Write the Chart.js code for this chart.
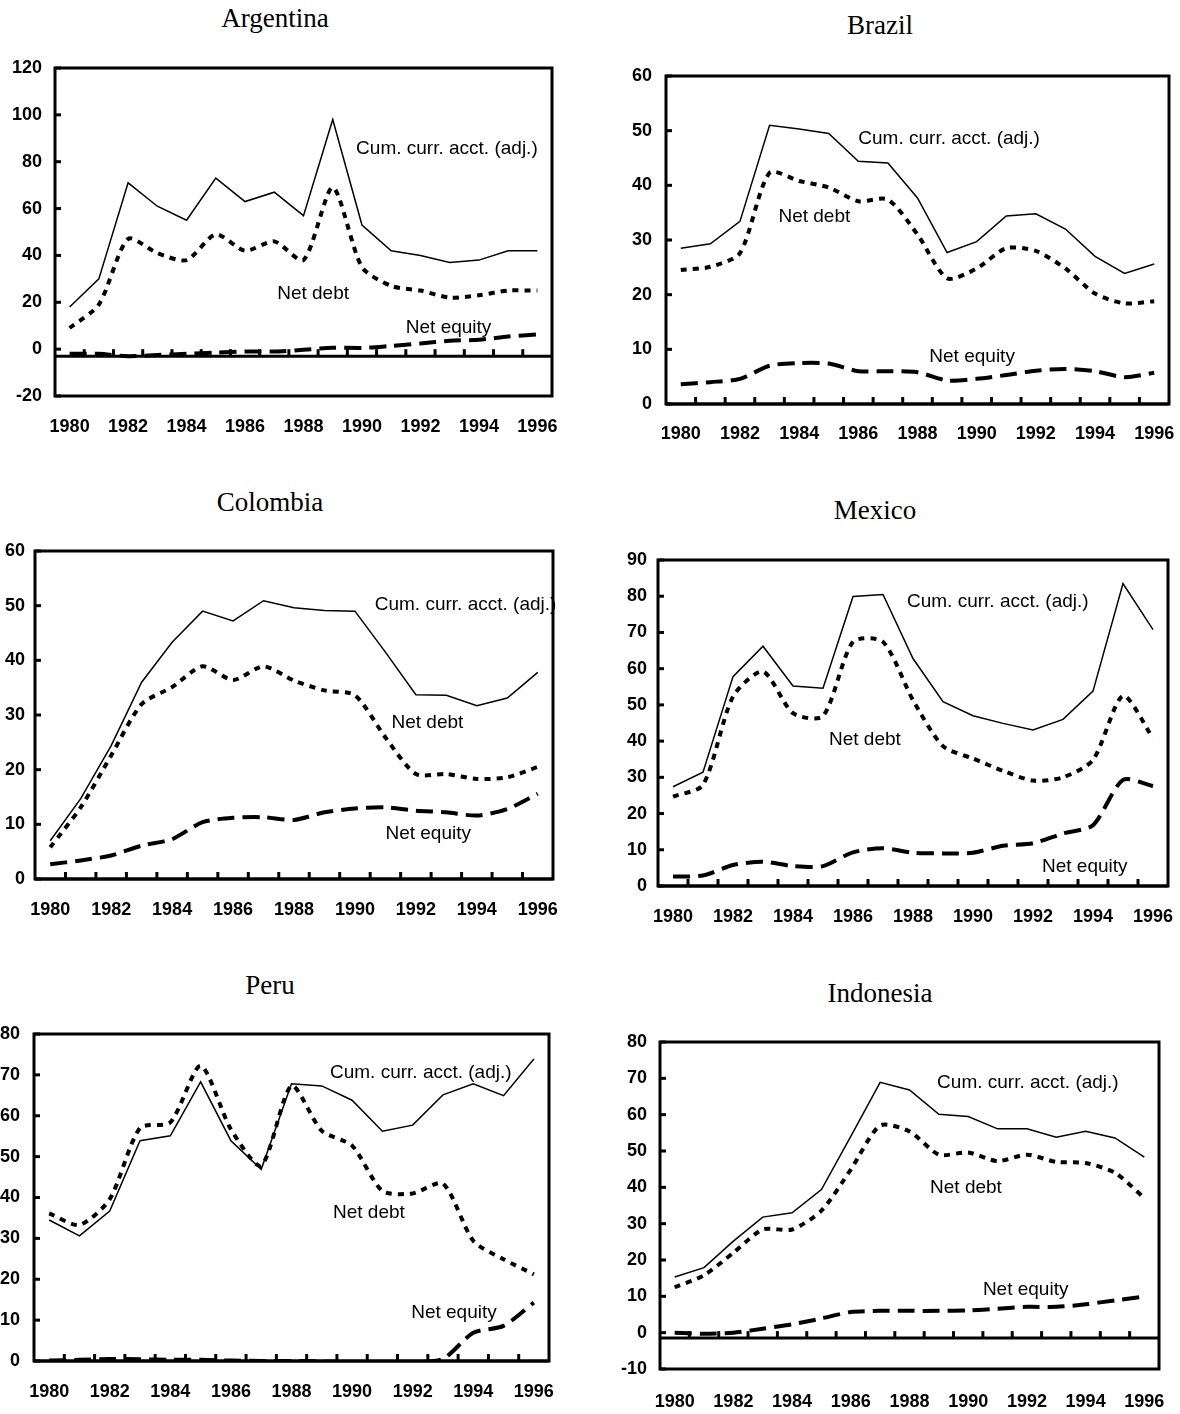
<!DOCTYPE html>
<html>
<head>
<meta charset="utf-8">
<script src="https://cdn.jsdelivr.net/npm/chart.js@4.4.1/dist/chart.umd.min.js"></script>
<style>
  body { margin: 0; background: #fff; }
  #page { position: relative; width: 1180px; height: 1414px; overflow: hidden; background: #fff; }
  .title {
    position: absolute;
    font-family: "Liberation Serif", "Times New Roman", serif;
    font-size: 27px;
    color: #000;
    transform: translate(-50%, -50%);
    white-space: nowrap;
  }
  canvas { position: absolute; }
</style>
</head>
<body>
<div id="page"></div>
<script>
// years on the category axis
const years = ['1980','1981','1982','1983','1984','1985','1986','1987','1988',
               '1989','1990','1991','1992','1993','1994','1995','1996'];

const seriesNames = ['Cum. curr. acct. (adj.)', 'Net debt', 'Net equity'];

// Argentina
const argentinaCum    = [18, 30, 71, 61, 55, 73, 63, 67, 57, 98, 53, 42, 40, 37, 38, 42, 42];
const argentinaDebt   = [9, 19, 47, 41, 38, 49, 42, 46, 38, 69, 35, 27, 25, 22, 23, 25, 25];
const argentinaEquity = [-2, -2, -3, -2.5, -2, -1.5, -1, -1, -0.3, 0.6, 0.5, 1.4, 2.4, 3.6, 4, 5.4, 6.3];

// Brazil
const brazilCum    = [28.5, 29.3, 33.4, 51, 50.3, 49.5, 44.4, 44.1, 37.7, 27.7, 29.7, 34.4, 34.8, 32, 27, 23.9, 25.6];
const brazilDebt   = [24.5, 25.1, 27.6, 42.3, 40.8, 39.6, 37.1, 37.4, 31, 23, 24.8, 28.5, 28, 24.8, 20.2, 18.4, 18.8];
const brazilEquity = [3.6, 4, 4.6, 7, 7.5, 7.4, 6, 6, 5.8, 4.3, 4.6, 5.3, 6.1, 6.4, 6, 4.9, 5.7];

// Colombia
const colombiaCum    = [7, 14.7, 24.4, 36, 43.3, 49, 47.2, 50.9, 49.6, 49.1, 49, 41.5, 33.7, 33.6, 31.7, 33.1, 37.8];
const colombiaDebt   = [5.8, 13.1, 22.6, 32, 35.1, 38.9, 36.4, 38.9, 36.3, 34.5, 33.6, 25.9, 19.2, 19.2, 18.3, 18.6, 20.5];
const colombiaEquity = [2.7, 3.4, 4.3, 6.1, 7.3, 10.4, 11.2, 11.3, 10.8, 12.2, 12.9, 13.1, 12.5, 12.2, 11.6, 12.8, 15.6];

// Mexico
const mexicoCum    = [27.4, 31.4, 57.8, 66.2, 55.2, 54.6, 79.9, 80.5, 62.8, 50.9, 47, 44.9, 43.1, 46, 53.8, 83.5, 70.8];
const mexicoDebt   = [24.7, 27.9, 52.3, 59.2, 47.7, 46.9, 67.4, 67.4, 51.3, 38.6, 35.2, 31.8, 29.1, 30, 34.8, 52.5, 40.8];
const mexicoEquity = [2.6, 2.9, 5.8, 6.7, 5.5, 5.5, 9.3, 10.4, 9.2, 9, 9.2, 11.1, 11.8, 14.5, 16.8, 29.3, 27.6];

// Peru
const peruCum    = [34.5, 30.6, 36.7, 53.9, 55.1, 68.3, 53.9, 46.9, 67.8, 67.3, 63.8, 56.2, 57.7, 65.1, 67.8, 64.9, 73.9];
const peruDebt   = [36.1, 33.3, 39.6, 57, 58.4, 72.2, 56.7, 47.8, 67.3, 56.3, 52.7, 41.6, 41, 43.4, 29.4, 24.9, 21.2];
const peruEquity = [0.1, 0.3, 0.5, 0.4, 0.3, 0.3, 0.1, 0, 0, -0.1, -0.3, -0.5, -0.3, 0.5, 6.9, 8.6, 14.3];

// Indonesia
const indonesiaCum    = [15.3, 17.9, 25.2, 31.8, 33, 39.4, 54, 68.9, 66.8, 60.1, 59.5, 56.1, 56.1, 53.8, 55.4, 53.6, 48.3];
const indonesiaDebt   = [12.5, 15.8, 22, 28.4, 28.4, 33.6, 44.9, 57, 55.4, 49, 49.6, 47.2, 49, 47, 46.7, 44, 37.1];
const indonesiaEquity = [0, -0.3, 0, 1.1, 2.3, 3.9, 5.7, 6, 6, 6, 6.1, 6.6, 7.1, 7.1, 7.8, 8.9, 9.9];

// layout of the six panels (page pixels), y range, where the labels sit
const panels = [
  { title: 'Argentina', tx: 275, ty: 18, data: [argentinaCum, argentinaDebt, argentinaEquity],
    yMin: -20, yMax: 120, step: 20, crossAt: -3,
    canvas: [0, 40, 585, 420], L: 55, R: 552, T: 68, B: 396, yGap: 13, xLab: 427,
    notes: [[1989.8, 85.7], [1987.1, 23.6], [1991.5, 9.3]] },
  { title: 'Brazil', tx: 880, ty: 25, data: [brazilCum, brazilDebt, brazilEquity],
    yMin: 0, yMax: 60, step: 10, crossAt: 0,
    canvas: [595, 45, 585, 420], L: 666, R: 1169, T: 76, B: 404, yGap: 14, xLab: 434,
    notes: [[1986.0, 48.6], [1983.3, 34.2], [1988.4, 8.6]] },
  { title: 'Colombia', tx: 270, ty: 502, data: [colombiaCum, colombiaDebt, colombiaEquity],
    yMin: 0, yMax: 60, step: 10, crossAt: 0,
    canvas: [0, 525, 585, 420], L: 35, R: 553, T: 551, B: 879, yGap: 10, xLab: 910,
    notes: [[1990.65, 50.1], [1991.2, 28.5], [1991.0, 8.2]] },
  { title: 'Mexico', tx: 875, ty: 510, data: [mexicoCum, mexicoDebt, mexicoEquity],
    yMin: 0, yMax: 90, step: 10, crossAt: 0,
    canvas: [595, 530, 585, 420], L: 658, R: 1168, T: 560, B: 886, yGap: 11, xLab: 917,
    notes: [[1987.8, 78.5], [1985.2, 40.3], [1992.3, 5.2]] },
  { title: 'Peru', tx: 270, ty: 985, data: [peruCum, peruDebt, peruEquity],
    yMin: 0, yMax: 80, step: 10, crossAt: 0,
    canvas: [0, 1005, 585, 409], L: 34, R: 549, T: 1034, B: 1361, yGap: 14, xLab: 1392,
    notes: [[1989.27, 70.6], [1989.37, 36.3], [1991.95, 11.8]] },
  { title: 'Indonesia', tx: 880, ty: 993, data: [indonesiaCum, indonesiaDebt, indonesiaEquity],
    yMin: -10, yMax: 80, step: 10, crossAt: -1.5,
    canvas: [595, 1015, 585, 399], L: 660, R: 1159, T: 1042, B: 1369, yGap: 13, xLab: 1402,
    notes: [[1988.94, 68.7], [1988.7, 39.8], [1990.5, 11.9]] }
];

const tickFont = { family: '"Liberation Sans", Arial, sans-serif', size: 18, weight: 'bold' };
const noteFont = '19px "Liberation Sans", Arial, sans-serif';

// box, thick zero line and the little inward ticks
const framePlugin = {
  id: 'frame',
  beforeDatasetsDraw(chart, args, opts) {
    const { ctx, chartArea: a, scales: { x, y } } = chart;
    ctx.save();
    ctx.strokeStyle = '#000';
    ctx.lineWidth = 3;
    ctx.strokeRect(a.left, a.top, a.right - a.left, a.bottom - a.top);
    const yc = y.getPixelForValue(opts.crossAt);
    ctx.beginPath();
    ctx.moveTo(a.left, yc);
    ctx.lineTo(a.right, yc);
    ctx.stroke();
    for (let i = 0; i < chart.data.labels.length - 1; i++) {
      const px = x.getPixelForValue(i + 0.5);
      ctx.beginPath();
      ctx.moveTo(px, yc);
      ctx.lineTo(px, yc - 7);
      ctx.stroke();
    }
    for (const t of y.ticks) {
      const py = y.getPixelForValue(t.value);
      ctx.beginPath();
      ctx.moveTo(a.left, py);
      ctx.lineTo(a.left + 6, py);
      ctx.stroke();
    }
    ctx.restore();
  }
};

// series names written next to the lines
const notesPlugin = {
  id: 'notes',
  afterDatasetsDraw(chart, args, opts) {
    const { ctx, scales: { x, y } } = chart;
    ctx.save();
    ctx.fillStyle = '#000';
    ctx.font = noteFont;
    ctx.textAlign = 'left';
    ctx.textBaseline = 'middle';
    opts.items.forEach(([yr, val], i) => {
      ctx.fillText(seriesNames[i], x.getPixelForValue(yr - 1980), y.getPixelForValue(val));
    });
    ctx.restore();
  }
};

const page = document.getElementById('page');

panels.forEach(p => {
  const t = document.createElement('div');
  t.className = 'title';
  t.textContent = p.title;
  t.style.left = p.tx + 'px';
  t.style.top = p.ty + 'px';
  page.appendChild(t);

  const [cx, cy, cw, ch] = p.canvas;
  const canvas = document.createElement('canvas');
  canvas.width = cw;
  canvas.height = ch;
  canvas.style.left = cx + 'px';
  canvas.style.top = cy + 'px';
  page.appendChild(canvas);

  const yAxisWidth = p.L - cx;
  const xAxisHeight = cy + ch - p.B;

  new Chart(canvas.getContext('2d'), {
    type: 'line',
    data: {
      labels: years,
      datasets: [
        { label: seriesNames[0], data: p.data[0], borderColor: '#000', borderWidth: 1.5,
          pointRadius: 0, tension: 0, fill: false },
        { label: seriesNames[1], data: p.data[1], borderColor: '#000', borderWidth: 4,
          borderDash: [6, 6], pointRadius: 0, tension: 0.25, fill: false },
        { label: seriesNames[2], data: p.data[2], borderColor: '#000', borderWidth: 4,
          borderDash: [17, 8], pointRadius: 0, tension: 0.25, fill: false }
      ]
    },
    options: {
      responsive: false,
      animation: false,
      devicePixelRatio: 1,
      layout: { padding: { top: p.T - cy, right: cx + cw - p.R, left: 0, bottom: 0 } },
      plugins: {
        legend: { display: false },
        tooltip: { enabled: false },
        frame: { crossAt: p.crossAt },
        notes: { items: p.notes }
      },
      scales: {
        x: {
          type: 'category',
          offset: true,
          grid: { display: false, drawTicks: false },
          border: { display: false },
          ticks: {
            autoSkip: false, maxRotation: 0, minRotation: 0,
            color: '#000', font: tickFont,
            padding: p.xLab - p.B - 11,
            callback: function (v, i) { return i % 2 === 0 ? this.getLabelForValue(v) : ''; }
          },
          afterFit: s => { s.height = xAxisHeight; s.paddingLeft = 0; s.paddingRight = 0; }
        },
        y: {
          min: p.yMin, max: p.yMax,
          grid: { display: false, drawTicks: false },
          border: { display: false },
          ticks: { stepSize: p.step, color: '#000', font: tickFont, padding: p.yGap },
          afterFit: s => { s.width = yAxisWidth; s.paddingTop = 0; s.paddingBottom = 0; }
        }
      }
    },
    plugins: [framePlugin, notesPlugin]
  });
});
</script>
</body>
</html>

■ Problem requirements
Skip the pictures, please, and transcribe only the lines from the beginning of the material through the one that contains "6, 4.9, 5.7];".

■ Result of the task
Write the Chart.js code for this chart.
<!DOCTYPE html>
<html>
<head>
<meta charset="utf-8">
<script src="https://cdn.jsdelivr.net/npm/chart.js@4.4.1/dist/chart.umd.min.js"></script>
<style>
  body { margin: 0; background: #fff; }
  #page { position: relative; width: 1180px; height: 1414px; overflow: hidden; background: #fff; }
  .title {
    position: absolute;
    font-family: "Liberation Serif", "Times New Roman", serif;
    font-size: 27px;
    color: #000;
    transform: translate(-50%, -50%);
    white-space: nowrap;
  }
  canvas { position: absolute; }
</style>
</head>
<body>
<div id="page"></div>
<script>
// years on the category axis
const years = ['1980','1981','1982','1983','1984','1985','1986','1987','1988',
               '1989','1990','1991','1992','1993','1994','1995','1996'];

const seriesNames = ['Cum. curr. acct. (adj.)', 'Net debt', 'Net equity'];

// Argentina
const argentinaCum    = [18, 30, 71, 61, 55, 73, 63, 67, 57, 98, 53, 42, 40, 37, 38, 42, 42];
const argentinaDebt   = [9, 19, 47, 41, 38, 49, 42, 46, 38, 69, 35, 27, 25, 22, 23, 25, 25];
const argentinaEquity = [-2, -2, -3, -2.5, -2, -1.5, -1, -1, -0.3, 0.6, 0.5, 1.4, 2.4, 3.6, 4, 5.4, 6.3];

// Brazil
const brazilCum    = [28.5, 29.3, 33.4, 51, 50.3, 49.5, 44.4, 44.1, 37.7, 27.7, 29.7, 34.4, 34.8, 32, 27, 23.9, 25.6];
const brazilDebt   = [24.5, 25.1, 27.6, 42.3, 40.8, 39.6, 37.1, 37.4, 31, 23, 24.8, 28.5, 28, 24.8, 20.2, 18.4, 18.8];
const brazilEquity = [3.6, 4, 4.6, 7, 7.5, 7.4, 6, 6, 5.8, 4.3, 4.6, 5.3, 6.1, 6.4, 6, 4.9, 5.7];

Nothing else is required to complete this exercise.